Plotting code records
+ + + + + + +
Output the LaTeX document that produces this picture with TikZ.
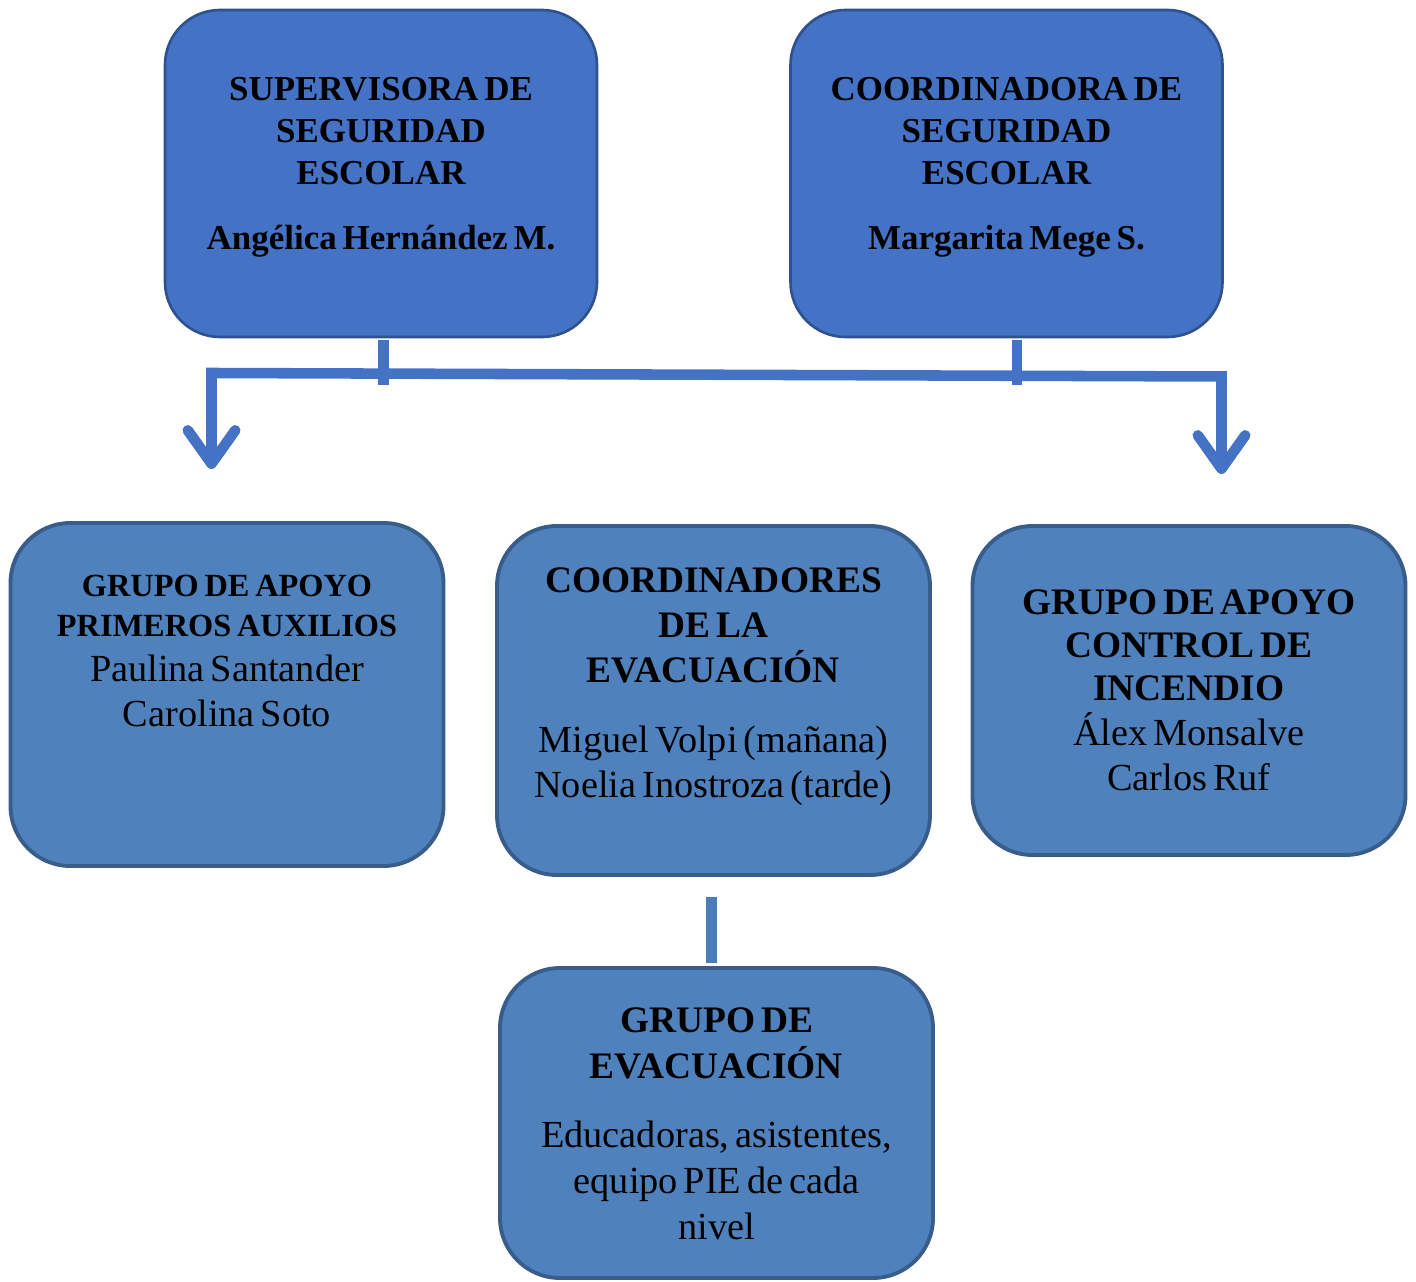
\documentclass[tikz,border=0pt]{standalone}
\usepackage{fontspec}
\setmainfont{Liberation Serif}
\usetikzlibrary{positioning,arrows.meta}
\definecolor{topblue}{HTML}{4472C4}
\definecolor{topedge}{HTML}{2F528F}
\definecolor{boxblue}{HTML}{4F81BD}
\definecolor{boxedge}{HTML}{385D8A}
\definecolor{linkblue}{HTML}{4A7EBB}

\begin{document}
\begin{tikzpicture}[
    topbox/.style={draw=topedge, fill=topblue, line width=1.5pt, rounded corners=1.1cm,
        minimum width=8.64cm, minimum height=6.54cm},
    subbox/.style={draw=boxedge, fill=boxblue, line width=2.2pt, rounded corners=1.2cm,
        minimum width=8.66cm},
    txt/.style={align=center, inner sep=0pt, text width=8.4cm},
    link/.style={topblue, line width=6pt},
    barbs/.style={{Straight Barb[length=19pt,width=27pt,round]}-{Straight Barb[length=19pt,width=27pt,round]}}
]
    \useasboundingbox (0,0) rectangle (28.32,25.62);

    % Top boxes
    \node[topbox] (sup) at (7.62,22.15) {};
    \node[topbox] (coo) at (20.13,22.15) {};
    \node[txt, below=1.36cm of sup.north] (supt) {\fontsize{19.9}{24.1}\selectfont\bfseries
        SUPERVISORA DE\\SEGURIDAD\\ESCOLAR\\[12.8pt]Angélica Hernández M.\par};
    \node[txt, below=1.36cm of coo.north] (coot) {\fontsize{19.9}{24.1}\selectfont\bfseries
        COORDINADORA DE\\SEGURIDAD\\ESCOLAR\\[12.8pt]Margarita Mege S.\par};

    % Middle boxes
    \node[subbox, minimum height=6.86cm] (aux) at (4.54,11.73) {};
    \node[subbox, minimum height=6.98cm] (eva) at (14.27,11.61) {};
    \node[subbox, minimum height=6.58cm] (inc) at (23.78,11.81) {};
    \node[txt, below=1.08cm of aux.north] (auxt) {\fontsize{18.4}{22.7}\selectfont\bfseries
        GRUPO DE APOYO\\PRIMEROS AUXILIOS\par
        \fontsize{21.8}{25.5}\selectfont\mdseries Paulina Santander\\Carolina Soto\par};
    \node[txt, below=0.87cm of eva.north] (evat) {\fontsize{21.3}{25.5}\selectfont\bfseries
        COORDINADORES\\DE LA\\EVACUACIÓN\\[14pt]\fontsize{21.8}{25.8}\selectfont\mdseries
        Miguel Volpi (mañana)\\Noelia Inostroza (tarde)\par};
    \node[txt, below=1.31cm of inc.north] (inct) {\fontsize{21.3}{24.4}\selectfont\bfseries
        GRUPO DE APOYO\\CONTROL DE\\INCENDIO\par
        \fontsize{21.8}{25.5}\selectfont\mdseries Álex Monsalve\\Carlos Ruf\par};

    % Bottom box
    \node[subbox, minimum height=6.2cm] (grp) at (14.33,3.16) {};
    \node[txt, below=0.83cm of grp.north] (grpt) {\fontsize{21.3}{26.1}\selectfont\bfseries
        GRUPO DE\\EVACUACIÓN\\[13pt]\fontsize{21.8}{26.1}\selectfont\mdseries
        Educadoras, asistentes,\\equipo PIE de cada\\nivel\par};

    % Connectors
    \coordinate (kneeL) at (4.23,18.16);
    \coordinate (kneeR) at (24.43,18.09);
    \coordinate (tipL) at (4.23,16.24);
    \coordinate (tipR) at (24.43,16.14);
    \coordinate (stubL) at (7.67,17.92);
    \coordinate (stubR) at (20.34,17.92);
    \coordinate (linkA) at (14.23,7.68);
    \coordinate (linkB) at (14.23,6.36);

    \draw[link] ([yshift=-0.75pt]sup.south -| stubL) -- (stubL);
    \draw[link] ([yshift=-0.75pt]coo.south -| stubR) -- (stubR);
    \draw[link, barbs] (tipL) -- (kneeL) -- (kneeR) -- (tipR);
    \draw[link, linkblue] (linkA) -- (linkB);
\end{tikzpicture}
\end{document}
+ + + + + + +
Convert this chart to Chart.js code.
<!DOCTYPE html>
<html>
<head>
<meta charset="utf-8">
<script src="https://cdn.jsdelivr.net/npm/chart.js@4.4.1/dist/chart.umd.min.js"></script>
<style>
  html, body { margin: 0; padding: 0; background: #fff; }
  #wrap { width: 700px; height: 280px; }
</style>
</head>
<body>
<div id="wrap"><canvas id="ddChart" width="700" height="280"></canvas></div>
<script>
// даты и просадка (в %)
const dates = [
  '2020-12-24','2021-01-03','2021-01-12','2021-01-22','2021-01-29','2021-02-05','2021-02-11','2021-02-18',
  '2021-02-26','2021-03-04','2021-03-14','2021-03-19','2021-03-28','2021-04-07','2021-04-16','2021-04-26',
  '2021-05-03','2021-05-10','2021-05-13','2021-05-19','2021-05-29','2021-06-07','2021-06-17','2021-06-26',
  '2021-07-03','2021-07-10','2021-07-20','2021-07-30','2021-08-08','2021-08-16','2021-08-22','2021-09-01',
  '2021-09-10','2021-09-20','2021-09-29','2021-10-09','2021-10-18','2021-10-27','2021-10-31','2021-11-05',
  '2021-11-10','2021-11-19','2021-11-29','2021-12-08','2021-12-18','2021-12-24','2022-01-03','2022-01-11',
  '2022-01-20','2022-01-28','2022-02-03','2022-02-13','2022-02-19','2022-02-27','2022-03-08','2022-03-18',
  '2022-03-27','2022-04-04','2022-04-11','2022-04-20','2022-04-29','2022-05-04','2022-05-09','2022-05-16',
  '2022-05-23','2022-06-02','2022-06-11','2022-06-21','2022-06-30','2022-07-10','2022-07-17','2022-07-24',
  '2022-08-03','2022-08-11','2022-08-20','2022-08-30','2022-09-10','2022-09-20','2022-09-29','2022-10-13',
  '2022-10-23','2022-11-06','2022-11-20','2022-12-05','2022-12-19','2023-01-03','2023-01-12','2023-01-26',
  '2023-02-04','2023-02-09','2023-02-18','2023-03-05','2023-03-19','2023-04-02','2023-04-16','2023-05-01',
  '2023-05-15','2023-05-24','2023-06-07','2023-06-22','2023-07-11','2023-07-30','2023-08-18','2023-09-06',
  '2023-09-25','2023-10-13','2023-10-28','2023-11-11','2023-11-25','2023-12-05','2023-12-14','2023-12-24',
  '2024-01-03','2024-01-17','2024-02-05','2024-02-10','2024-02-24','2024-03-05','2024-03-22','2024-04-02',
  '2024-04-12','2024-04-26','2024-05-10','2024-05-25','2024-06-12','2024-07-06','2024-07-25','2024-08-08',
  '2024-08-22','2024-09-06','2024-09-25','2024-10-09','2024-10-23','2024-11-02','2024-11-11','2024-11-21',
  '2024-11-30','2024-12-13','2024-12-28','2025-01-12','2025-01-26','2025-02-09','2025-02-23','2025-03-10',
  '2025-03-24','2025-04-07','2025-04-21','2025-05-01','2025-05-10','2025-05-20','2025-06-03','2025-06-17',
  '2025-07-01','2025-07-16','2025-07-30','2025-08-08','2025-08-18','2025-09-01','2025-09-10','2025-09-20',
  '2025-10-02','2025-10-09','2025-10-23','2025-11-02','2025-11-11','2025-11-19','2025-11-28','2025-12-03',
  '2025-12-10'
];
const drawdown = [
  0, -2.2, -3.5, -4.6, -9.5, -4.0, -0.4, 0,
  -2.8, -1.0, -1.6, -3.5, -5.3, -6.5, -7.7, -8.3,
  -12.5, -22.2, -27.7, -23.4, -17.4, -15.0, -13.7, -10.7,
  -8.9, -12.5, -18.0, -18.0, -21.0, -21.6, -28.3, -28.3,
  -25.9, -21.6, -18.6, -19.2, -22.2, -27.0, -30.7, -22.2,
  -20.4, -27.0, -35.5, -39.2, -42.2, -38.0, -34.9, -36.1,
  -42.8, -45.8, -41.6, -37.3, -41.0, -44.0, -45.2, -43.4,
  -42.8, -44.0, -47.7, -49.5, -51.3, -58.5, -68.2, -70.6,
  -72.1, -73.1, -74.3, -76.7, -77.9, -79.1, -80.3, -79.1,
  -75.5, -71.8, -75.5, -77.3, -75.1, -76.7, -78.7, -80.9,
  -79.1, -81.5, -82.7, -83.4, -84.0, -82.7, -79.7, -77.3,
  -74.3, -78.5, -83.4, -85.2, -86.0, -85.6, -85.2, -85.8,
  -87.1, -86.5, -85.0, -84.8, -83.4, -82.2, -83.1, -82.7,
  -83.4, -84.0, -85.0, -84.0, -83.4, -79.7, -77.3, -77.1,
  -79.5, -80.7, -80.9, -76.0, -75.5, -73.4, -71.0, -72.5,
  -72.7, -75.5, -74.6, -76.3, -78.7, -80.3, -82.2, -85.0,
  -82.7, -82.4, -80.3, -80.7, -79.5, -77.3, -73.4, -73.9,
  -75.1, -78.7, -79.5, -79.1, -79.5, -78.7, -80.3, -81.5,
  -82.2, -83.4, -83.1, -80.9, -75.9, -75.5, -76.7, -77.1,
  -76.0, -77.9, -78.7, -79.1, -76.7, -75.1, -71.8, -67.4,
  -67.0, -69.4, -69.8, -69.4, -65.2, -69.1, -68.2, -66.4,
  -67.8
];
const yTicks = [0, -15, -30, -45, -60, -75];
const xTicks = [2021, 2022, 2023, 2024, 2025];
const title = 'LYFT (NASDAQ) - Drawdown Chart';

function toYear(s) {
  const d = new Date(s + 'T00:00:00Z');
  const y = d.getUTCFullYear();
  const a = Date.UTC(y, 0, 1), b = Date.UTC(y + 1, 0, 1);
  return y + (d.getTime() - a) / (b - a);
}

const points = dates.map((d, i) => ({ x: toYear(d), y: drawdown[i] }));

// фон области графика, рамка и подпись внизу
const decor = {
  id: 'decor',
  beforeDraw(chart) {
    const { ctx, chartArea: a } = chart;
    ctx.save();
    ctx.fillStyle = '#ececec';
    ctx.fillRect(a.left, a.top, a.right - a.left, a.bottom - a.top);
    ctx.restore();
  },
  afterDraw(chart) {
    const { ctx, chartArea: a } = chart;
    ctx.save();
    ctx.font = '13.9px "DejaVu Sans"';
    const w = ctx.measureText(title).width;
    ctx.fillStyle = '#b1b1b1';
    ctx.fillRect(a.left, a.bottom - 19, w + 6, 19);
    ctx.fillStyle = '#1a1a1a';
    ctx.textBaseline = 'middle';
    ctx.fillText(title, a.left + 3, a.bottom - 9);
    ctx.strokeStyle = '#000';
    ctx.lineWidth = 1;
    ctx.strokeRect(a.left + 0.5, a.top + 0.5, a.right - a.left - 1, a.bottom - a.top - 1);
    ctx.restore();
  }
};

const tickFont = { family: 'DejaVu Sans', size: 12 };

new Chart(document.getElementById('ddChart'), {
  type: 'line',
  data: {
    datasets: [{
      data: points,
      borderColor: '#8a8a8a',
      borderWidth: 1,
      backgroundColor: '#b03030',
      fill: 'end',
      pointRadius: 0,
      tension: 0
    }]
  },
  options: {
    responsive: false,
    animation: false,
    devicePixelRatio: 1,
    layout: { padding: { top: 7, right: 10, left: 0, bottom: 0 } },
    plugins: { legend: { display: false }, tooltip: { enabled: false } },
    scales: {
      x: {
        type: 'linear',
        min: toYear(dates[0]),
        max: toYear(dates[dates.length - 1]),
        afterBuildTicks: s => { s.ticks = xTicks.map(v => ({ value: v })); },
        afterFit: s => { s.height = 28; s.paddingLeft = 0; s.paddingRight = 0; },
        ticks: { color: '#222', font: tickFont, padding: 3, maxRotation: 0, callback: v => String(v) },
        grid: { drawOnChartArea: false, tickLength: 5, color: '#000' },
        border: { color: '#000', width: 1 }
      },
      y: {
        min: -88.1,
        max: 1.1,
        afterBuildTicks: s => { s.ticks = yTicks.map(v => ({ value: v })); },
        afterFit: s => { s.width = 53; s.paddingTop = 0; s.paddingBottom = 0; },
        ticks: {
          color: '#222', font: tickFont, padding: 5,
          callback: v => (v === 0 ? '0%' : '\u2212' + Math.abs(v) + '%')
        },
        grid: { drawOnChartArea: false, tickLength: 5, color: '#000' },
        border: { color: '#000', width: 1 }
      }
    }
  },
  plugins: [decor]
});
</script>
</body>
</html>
+ + + + + + +
> _Exercise instructions_
Transcribe only the lines above that start at the line containing "Output the LaTeX" and end at the line containing "COORDINADORA DE\\SEGURIDAD\\ESCOLAR\\[12.8pt]Margarita Mege". Omit pictures.

> _Task result_
Output the LaTeX document that produces this picture with TikZ.
\documentclass[tikz,border=0pt]{standalone}
\usepackage{fontspec}
\setmainfont{Liberation Serif}
\usetikzlibrary{positioning,arrows.meta}
\definecolor{topblue}{HTML}{4472C4}
\definecolor{topedge}{HTML}{2F528F}
\definecolor{boxblue}{HTML}{4F81BD}
\definecolor{boxedge}{HTML}{385D8A}
\definecolor{linkblue}{HTML}{4A7EBB}

\begin{document}
\begin{tikzpicture}[
    topbox/.style={draw=topedge, fill=topblue, line width=1.5pt, rounded corners=1.1cm,
        minimum width=8.64cm, minimum height=6.54cm},
    subbox/.style={draw=boxedge, fill=boxblue, line width=2.2pt, rounded corners=1.2cm,
        minimum width=8.66cm},
    txt/.style={align=center, inner sep=0pt, text width=8.4cm},
    link/.style={topblue, line width=6pt},
    barbs/.style={{Straight Barb[length=19pt,width=27pt,round]}-{Straight Barb[length=19pt,width=27pt,round]}}
]
    \useasboundingbox (0,0) rectangle (28.32,25.62);

    % Top boxes
    \node[topbox] (sup) at (7.62,22.15) {};
    \node[topbox] (coo) at (20.13,22.15) {};
    \node[txt, below=1.36cm of sup.north] (supt) {\fontsize{19.9}{24.1}\selectfont\bfseries
        SUPERVISORA DE\\SEGURIDAD\\ESCOLAR\\[12.8pt]Angélica Hernández M.\par};
    \node[txt, below=1.36cm of coo.north] (coot) {\fontsize{19.9}{24.1}\selectfont\bfseries
        COORDINADORA DE\\SEGURIDAD\\ESCOLAR\\[12.8pt]Margarita Mege S.\par};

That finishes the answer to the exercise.